[begin SUPPLIED DATA]

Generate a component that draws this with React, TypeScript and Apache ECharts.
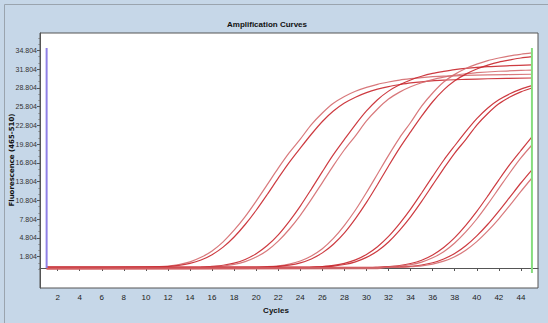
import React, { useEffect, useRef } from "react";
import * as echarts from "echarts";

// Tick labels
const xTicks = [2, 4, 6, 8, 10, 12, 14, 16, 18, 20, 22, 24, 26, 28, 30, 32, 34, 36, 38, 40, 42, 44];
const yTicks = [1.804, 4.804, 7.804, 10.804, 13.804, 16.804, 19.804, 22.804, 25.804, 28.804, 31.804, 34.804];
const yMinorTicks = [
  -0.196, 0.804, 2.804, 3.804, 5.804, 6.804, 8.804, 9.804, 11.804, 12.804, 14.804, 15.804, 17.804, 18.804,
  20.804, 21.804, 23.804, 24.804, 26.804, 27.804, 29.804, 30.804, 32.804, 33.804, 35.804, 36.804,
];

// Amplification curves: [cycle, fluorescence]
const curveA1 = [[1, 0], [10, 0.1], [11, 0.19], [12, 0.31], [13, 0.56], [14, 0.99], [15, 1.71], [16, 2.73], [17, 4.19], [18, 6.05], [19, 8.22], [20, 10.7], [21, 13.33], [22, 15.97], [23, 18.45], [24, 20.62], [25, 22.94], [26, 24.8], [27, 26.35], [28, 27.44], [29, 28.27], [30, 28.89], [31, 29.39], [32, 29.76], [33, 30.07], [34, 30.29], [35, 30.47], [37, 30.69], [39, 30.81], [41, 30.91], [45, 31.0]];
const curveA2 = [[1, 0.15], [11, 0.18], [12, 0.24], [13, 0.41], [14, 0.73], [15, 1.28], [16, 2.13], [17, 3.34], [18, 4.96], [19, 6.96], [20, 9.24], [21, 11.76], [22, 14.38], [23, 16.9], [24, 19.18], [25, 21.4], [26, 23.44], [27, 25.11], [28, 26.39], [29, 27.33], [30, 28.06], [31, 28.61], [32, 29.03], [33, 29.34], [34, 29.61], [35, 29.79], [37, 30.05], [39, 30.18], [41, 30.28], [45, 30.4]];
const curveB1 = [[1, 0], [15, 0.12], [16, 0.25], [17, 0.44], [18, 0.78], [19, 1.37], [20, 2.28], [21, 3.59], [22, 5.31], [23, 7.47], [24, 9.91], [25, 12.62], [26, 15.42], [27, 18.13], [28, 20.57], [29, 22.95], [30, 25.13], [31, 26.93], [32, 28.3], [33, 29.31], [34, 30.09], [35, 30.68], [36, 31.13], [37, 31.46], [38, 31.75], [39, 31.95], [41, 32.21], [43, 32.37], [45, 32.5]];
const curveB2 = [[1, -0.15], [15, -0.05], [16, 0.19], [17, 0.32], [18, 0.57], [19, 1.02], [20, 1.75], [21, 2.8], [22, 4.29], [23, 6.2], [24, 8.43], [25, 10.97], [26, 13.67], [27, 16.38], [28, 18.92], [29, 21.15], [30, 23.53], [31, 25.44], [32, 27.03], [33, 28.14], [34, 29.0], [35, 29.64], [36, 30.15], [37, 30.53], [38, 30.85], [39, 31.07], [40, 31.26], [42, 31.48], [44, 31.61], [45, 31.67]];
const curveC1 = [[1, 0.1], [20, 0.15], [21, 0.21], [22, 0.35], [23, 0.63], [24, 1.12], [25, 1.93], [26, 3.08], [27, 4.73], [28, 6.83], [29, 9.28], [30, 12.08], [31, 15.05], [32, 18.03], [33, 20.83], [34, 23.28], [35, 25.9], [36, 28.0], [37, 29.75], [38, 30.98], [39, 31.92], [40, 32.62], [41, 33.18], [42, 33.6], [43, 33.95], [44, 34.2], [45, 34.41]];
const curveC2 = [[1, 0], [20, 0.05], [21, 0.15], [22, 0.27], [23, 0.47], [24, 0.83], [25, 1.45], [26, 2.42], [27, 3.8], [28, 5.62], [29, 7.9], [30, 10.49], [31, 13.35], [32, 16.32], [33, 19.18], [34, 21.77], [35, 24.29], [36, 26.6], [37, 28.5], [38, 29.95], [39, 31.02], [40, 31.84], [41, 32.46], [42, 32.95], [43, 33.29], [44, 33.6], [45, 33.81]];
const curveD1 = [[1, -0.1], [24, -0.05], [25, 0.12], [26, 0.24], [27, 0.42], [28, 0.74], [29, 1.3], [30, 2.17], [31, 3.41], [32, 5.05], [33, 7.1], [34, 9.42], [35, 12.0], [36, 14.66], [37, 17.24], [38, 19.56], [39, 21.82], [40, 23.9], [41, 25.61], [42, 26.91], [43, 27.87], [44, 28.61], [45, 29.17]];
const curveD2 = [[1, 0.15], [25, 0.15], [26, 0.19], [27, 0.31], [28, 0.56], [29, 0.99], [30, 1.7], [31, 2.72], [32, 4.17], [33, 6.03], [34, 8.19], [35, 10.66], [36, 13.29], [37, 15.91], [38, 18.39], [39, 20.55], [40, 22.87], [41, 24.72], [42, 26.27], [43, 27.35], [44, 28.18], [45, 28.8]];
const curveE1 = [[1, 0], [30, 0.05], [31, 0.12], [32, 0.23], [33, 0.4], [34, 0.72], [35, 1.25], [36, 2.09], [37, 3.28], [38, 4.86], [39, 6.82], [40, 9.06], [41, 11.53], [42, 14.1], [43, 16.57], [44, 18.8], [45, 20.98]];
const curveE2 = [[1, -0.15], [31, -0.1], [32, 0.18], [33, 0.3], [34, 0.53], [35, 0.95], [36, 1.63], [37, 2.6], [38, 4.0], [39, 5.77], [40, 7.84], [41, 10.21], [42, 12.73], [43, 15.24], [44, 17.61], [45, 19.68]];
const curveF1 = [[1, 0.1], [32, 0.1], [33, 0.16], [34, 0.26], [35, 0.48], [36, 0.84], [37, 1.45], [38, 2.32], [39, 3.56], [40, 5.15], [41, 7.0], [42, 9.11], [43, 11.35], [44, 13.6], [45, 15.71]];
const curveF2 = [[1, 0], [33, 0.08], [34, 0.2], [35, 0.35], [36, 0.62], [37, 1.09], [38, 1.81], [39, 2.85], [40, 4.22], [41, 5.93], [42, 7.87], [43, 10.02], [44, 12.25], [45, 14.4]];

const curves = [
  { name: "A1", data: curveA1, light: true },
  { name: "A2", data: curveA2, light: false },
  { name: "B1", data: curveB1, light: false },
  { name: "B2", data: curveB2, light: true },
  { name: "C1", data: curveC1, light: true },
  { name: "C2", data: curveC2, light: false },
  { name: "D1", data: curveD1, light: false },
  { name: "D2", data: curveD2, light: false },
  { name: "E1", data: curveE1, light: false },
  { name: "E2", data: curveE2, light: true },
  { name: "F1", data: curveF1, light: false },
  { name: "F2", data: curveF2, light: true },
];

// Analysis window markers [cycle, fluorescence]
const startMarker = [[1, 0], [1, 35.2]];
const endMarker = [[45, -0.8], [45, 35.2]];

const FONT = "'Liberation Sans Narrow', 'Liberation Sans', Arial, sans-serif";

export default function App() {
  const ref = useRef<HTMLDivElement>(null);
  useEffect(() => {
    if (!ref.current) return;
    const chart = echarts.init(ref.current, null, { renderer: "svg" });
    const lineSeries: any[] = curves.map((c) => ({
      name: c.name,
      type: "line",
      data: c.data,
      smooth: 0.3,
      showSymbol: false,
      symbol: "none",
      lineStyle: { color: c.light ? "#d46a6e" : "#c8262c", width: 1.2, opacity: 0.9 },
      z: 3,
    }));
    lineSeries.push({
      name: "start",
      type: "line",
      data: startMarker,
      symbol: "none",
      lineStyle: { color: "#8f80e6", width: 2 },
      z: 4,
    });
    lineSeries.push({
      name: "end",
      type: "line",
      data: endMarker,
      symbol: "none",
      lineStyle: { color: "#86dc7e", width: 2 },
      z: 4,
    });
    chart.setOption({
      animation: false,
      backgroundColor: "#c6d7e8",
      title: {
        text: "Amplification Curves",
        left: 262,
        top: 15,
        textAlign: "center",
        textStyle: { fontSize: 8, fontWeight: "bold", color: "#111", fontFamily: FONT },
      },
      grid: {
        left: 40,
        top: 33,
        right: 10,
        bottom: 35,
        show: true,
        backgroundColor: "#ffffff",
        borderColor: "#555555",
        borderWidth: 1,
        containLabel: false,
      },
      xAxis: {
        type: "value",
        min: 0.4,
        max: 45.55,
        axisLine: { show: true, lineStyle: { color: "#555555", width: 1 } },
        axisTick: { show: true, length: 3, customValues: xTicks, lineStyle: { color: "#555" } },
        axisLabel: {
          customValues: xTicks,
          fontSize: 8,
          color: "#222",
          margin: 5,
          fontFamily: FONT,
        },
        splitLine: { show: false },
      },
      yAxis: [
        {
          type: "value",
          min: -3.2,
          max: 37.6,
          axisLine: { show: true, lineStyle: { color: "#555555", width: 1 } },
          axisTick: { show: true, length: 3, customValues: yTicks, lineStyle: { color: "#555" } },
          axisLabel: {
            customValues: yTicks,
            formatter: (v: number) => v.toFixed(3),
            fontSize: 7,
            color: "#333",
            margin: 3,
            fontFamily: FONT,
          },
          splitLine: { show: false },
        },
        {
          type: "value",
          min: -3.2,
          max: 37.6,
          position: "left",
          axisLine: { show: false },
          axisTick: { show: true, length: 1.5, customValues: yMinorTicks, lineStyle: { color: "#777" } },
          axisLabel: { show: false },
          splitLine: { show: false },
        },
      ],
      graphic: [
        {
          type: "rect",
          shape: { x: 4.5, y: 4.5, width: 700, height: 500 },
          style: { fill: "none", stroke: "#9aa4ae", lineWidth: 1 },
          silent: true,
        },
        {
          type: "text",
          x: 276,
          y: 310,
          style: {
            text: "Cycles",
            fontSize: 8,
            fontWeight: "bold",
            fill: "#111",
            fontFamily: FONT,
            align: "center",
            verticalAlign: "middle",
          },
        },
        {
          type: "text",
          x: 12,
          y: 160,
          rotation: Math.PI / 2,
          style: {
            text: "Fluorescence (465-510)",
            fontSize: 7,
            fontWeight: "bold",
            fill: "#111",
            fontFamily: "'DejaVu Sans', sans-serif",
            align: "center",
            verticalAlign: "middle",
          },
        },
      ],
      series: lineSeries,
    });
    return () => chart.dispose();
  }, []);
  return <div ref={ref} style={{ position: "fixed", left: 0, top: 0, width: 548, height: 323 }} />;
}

[end SUPPLIED DATA]

**DIRECTION**
With all pictures left out, please transcribe exactly the lines from the start of the material through the line with "import * as".

**THE REPLY**
Generate a component that draws this with React, TypeScript and Apache ECharts.
import React, { useEffect, useRef } from "react";
import * as echarts from "echarts";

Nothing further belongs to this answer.